◆ **WHAT IS ASKED**
Retype each line of the material exactly, please, skipping any picture in it.

--- START OF RECORDED DATA ---

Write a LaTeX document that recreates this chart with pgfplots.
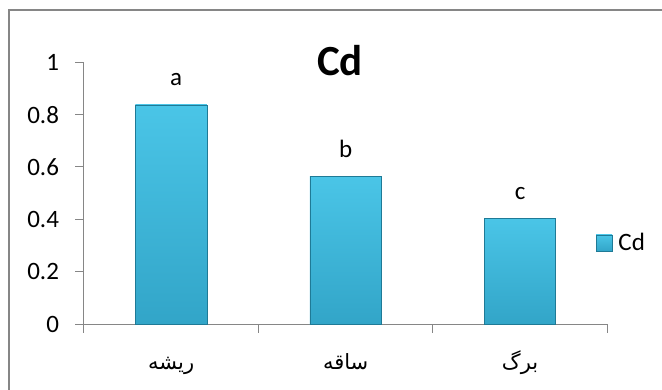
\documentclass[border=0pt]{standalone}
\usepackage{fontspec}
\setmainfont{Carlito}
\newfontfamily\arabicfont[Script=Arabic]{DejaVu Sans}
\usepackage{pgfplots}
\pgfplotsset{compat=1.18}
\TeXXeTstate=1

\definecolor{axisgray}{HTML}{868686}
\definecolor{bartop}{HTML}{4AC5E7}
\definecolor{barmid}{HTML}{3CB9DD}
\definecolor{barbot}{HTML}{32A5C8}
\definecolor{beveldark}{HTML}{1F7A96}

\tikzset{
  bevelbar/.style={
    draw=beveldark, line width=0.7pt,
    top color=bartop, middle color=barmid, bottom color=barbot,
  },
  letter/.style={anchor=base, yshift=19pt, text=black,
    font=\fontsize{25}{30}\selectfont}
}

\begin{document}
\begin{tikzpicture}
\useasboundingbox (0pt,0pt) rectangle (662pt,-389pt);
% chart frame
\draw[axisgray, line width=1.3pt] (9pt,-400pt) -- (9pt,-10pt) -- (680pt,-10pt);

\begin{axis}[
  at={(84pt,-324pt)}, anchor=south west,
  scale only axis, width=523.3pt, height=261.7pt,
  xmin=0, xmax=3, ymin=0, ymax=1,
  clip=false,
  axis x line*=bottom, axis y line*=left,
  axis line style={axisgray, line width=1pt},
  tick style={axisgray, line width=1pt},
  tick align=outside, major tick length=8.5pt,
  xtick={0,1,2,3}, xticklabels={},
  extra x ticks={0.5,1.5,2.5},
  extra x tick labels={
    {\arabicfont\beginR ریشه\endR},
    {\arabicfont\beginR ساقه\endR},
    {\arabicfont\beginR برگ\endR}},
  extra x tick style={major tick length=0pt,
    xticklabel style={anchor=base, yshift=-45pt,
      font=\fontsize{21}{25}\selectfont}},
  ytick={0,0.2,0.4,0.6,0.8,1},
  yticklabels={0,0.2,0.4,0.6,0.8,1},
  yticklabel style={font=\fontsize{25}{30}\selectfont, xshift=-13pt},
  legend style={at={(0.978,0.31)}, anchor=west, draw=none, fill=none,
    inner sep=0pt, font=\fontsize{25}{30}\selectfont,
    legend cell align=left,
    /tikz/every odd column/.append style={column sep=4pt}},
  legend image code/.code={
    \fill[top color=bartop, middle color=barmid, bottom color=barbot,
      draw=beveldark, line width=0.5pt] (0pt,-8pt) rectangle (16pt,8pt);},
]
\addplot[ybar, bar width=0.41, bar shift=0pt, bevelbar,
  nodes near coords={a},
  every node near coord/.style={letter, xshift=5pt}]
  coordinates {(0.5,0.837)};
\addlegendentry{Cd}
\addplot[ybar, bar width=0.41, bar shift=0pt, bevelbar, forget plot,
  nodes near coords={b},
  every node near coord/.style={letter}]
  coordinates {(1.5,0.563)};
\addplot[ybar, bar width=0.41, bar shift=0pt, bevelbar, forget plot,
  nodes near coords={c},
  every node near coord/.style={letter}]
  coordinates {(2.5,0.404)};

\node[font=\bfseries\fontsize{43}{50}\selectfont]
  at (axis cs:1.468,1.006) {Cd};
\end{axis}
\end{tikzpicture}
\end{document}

--- END OF RECORDED DATA ---

◆ **FINISHED ANSWER**
Write a LaTeX document that recreates this chart with pgfplots.
\documentclass[border=0pt]{standalone}
\usepackage{fontspec}
\setmainfont{Carlito}
\newfontfamily\arabicfont[Script=Arabic]{DejaVu Sans}
\usepackage{pgfplots}
\pgfplotsset{compat=1.18}
\TeXXeTstate=1

\definecolor{axisgray}{HTML}{868686}
\definecolor{bartop}{HTML}{4AC5E7}
\definecolor{barmid}{HTML}{3CB9DD}
\definecolor{barbot}{HTML}{32A5C8}
\definecolor{beveldark}{HTML}{1F7A96}

\tikzset{
  bevelbar/.style={
    draw=beveldark, line width=0.7pt,
    top color=bartop, middle color=barmid, bottom color=barbot,
  },
  letter/.style={anchor=base, yshift=19pt, text=black,
    font=\fontsize{25}{30}\selectfont}
}

\begin{document}
\begin{tikzpicture}
\useasboundingbox (0pt,0pt) rectangle (662pt,-389pt);
% chart frame
\draw[axisgray, line width=1.3pt] (9pt,-400pt) -- (9pt,-10pt) -- (680pt,-10pt);

\begin{axis}[
  at={(84pt,-324pt)}, anchor=south west,
  scale only axis, width=523.3pt, height=261.7pt,
  xmin=0, xmax=3, ymin=0, ymax=1,
  clip=false,
  axis x line*=bottom, axis y line*=left,
  axis line style={axisgray, line width=1pt},
  tick style={axisgray, line width=1pt},
  tick align=outside, major tick length=8.5pt,
  xtick={0,1,2,3}, xticklabels={},
  extra x ticks={0.5,1.5,2.5},
  extra x tick labels={
    {\arabicfont\beginR ریشه\endR},
    {\arabicfont\beginR ساقه\endR},
    {\arabicfont\beginR برگ\endR}},
  extra x tick style={major tick length=0pt,
    xticklabel style={anchor=base, yshift=-45pt,
      font=\fontsize{21}{25}\selectfont}},
  ytick={0,0.2,0.4,0.6,0.8,1},
  yticklabels={0,0.2,0.4,0.6,0.8,1},
  yticklabel style={font=\fontsize{25}{30}\selectfont, xshift=-13pt},
  legend style={at={(0.978,0.31)}, anchor=west, draw=none, fill=none,
    inner sep=0pt, font=\fontsize{25}{30}\selectfont,
    legend cell align=left,
    /tikz/every odd column/.append style={column sep=4pt}},
  legend image code/.code={
    \fill[top color=bartop, middle color=barmid, bottom color=barbot,
      draw=beveldark, line width=0.5pt] (0pt,-8pt) rectangle (16pt,8pt);},
]
\addplot[ybar, bar width=0.41, bar shift=0pt, bevelbar,
  nodes near coords={a},
  every node near coord/.style={letter, xshift=5pt}]
  coordinates {(0.5,0.837)};
\addlegendentry{Cd}
\addplot[ybar, bar width=0.41, bar shift=0pt, bevelbar, forget plot,
  nodes near coords={b},
  every node near coord/.style={letter}]
  coordinates {(1.5,0.563)};
\addplot[ybar, bar width=0.41, bar shift=0pt, bevelbar, forget plot,
  nodes near coords={c},
  every node near coord/.style={letter}]
  coordinates {(2.5,0.404)};

\node[font=\bfseries\fontsize{43}{50}\selectfont]
  at (axis cs:1.468,1.006) {Cd};
\end{axis}
\end{tikzpicture}
\end{document}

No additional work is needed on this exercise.